Task to carry out:
Find the lines holding the word "matplotlib" and collect them.

— Begin Information provided —

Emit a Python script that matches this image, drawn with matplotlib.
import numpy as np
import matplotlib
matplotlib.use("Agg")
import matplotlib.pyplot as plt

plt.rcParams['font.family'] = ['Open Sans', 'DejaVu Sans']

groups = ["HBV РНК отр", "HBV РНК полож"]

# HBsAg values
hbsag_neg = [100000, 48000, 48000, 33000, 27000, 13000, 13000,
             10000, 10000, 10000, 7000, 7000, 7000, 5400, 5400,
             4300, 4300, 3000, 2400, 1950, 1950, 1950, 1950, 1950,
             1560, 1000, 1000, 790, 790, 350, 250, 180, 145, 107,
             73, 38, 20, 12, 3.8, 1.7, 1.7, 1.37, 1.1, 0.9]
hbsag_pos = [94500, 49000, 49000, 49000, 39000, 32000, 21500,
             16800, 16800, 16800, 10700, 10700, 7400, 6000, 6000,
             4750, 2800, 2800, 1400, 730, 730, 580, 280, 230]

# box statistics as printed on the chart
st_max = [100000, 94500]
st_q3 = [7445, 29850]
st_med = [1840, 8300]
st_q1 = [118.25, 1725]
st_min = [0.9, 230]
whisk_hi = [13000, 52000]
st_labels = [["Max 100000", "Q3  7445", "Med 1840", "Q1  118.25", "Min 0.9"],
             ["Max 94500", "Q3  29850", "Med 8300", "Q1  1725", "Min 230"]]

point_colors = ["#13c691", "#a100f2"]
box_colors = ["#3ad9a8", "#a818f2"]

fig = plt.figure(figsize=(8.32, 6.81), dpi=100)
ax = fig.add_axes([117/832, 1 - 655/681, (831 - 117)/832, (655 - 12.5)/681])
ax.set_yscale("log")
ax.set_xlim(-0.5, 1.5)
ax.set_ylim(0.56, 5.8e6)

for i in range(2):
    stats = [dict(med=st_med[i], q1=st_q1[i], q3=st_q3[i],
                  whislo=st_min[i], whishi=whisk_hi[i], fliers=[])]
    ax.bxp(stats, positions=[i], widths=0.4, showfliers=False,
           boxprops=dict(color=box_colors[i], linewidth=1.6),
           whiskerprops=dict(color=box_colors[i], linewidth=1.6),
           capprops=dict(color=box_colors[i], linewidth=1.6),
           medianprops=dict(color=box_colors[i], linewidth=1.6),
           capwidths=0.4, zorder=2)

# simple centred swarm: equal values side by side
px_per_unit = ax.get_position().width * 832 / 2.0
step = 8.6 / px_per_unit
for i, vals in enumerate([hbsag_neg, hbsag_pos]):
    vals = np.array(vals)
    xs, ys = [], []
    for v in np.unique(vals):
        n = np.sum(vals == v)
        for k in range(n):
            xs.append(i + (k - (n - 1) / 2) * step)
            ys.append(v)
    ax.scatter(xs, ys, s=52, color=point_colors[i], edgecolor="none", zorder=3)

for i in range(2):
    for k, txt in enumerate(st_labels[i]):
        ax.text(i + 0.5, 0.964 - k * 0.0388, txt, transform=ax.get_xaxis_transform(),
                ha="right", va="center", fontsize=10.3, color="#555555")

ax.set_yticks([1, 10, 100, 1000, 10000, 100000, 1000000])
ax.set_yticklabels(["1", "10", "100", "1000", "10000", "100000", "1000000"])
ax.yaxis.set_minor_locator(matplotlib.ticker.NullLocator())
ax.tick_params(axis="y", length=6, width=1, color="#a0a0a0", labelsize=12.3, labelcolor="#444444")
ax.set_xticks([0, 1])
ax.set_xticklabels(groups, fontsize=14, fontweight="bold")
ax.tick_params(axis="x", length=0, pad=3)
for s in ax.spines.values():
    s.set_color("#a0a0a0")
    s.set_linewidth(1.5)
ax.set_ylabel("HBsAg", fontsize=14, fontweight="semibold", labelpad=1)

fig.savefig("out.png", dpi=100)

— End Information provided —

The response:
Emit a Python script that matches this image, drawn with matplotlib.
import matplotlib
matplotlib.use("Agg")
import matplotlib.pyplot as plt
ax.yaxis.set_minor_locator(matplotlib.ticker.NullLocator())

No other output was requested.